Start

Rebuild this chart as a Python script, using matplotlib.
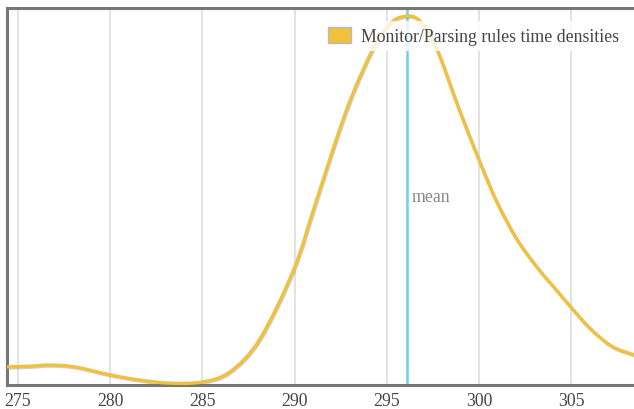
import numpy as np
import matplotlib.pyplot as plt
from matplotlib.path import Path
from matplotlib.patches import PathPatch
import matplotlib.patheffects as pe

# density estimate of rule timings (x: time, y: density)
times = [274.40, 275.65, 276.74, 278.09, 279.99, 281.62, 283.24, 284.98,
         286.50, 288.12, 289.97, 291.21, 292.84, 294.25, 295.17, 295.99,
         296.80, 297.72, 298.86, 300.05, 300.98, 302.06, 303.15, 303.96,
         304.99, 306.02, 307.21, 308.41]
density = [0.0048, 0.0050, 0.0053, 0.0048, 0.0027, 0.0013, 0.0005, 0.0008,
           0.0035, 0.0122, 0.0308, 0.0493, 0.0732, 0.0891, 0.0958, 0.0978,
           0.0966, 0.0891, 0.0740, 0.0592, 0.0485, 0.0387, 0.0313, 0.0266,
           0.0207, 0.0151, 0.0103, 0.0080]
mean_time = 296.08
xticks = [275, 280, 285, 290, 295, 300, 305]

YELLOW = "#efc13f"
GREY = "#777777"
SERIF = "Liberation Serif"
FS = 12.8


def smooth_path(xs, ys):
    """Catmull-Rom through the points, as cubic Bezier segments."""
    pts = np.column_stack([xs, ys])
    verts = [pts[0]]
    codes = [Path.MOVETO]
    n = len(pts)
    for i in range(n - 1):
        p0 = pts[max(i - 1, 0)]
        p1 = pts[i]
        p2 = pts[i + 1]
        p3 = pts[min(i + 2, n - 1)]
        c1 = p1 + (p2 - p0) / 6.0
        c2 = p2 - (p3 - p1) / 6.0
        verts += [c1, c2, p2]
        codes += [Path.CURVE4] * 3
    return Path(verts, codes)


fig = plt.figure(figsize=(6.34, 4.10), dpi=100)
ax = fig.add_axes([7 / 634, 24 / 410, 627 / 634, 377 / 410])

ax.set_xlim(274.40, 308.42)
ax.set_ylim(0, 0.1)

for t in xticks:
    ax.axvline(t, color="#dddddd", lw=1.2, zorder=0)

ax.axvline(mean_time, color="#6fcff5", lw=1.8, zorder=1)
ax.text(mean_time + 0.3, 0.0500, "mean", fontsize=FS, color="#888888",
        family=SERIF, va="center", ha="left")

curve = PathPatch(smooth_path(times, density), facecolor="none",
                  edgecolor=YELLOW, lw=2.4, zorder=3,
                  path_effects=[pe.SimpleLineShadow(offset=(0.6, -0.8),
                                                    shadow_color="#777777",
                                                    alpha=0.35),
                                pe.Normal()])
ax.add_patch(curve)

ax.set_xticks(xticks)
ax.set_xticklabels([str(t) for t in xticks], family=SERIF, fontsize=FS,
                   color="#444444")
ax.tick_params(axis="x", length=0, pad=5)
ax.set_yticks([])

for side in ["left", "top", "bottom"]:
    ax.spines[side].set_color(GREY)
    ax.spines[side].set_linewidth(2.2)
ax.spines["right"].set_visible(False)

handle = plt.Rectangle((0, 0), 1, 1, facecolor=YELLOW, edgecolor="#bbbbbb",
                       lw=1.0)
leg = ax.legend([handle], ["Monitor/Parsing rules time densities"],
                loc="upper right", bbox_to_anchor=(1.0, 0.99),
                frameon=True, fancybox=False, framealpha=0.8,
                edgecolor="none", handlelength=1.3, handleheight=1.0,
                handletextpad=0.55, borderpad=0.35,
                prop={"family": SERIF, "size": FS})
for txt in leg.get_texts():
    txt.set_color("#444444")

fig.savefig("out.png", dpi=100)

End

WHAT NEEDS TO BE DONE - Leave out any pictures and return exactly the lines from the beginning of the data through the line with "import matplotlib.patheffects as pe", inclusive.

ANSWER TO THIS PROBLEM -
Rebuild this chart as a Python script, using matplotlib.
import numpy as np
import matplotlib.pyplot as plt
from matplotlib.path import Path
from matplotlib.patches import PathPatch
import matplotlib.patheffects as pe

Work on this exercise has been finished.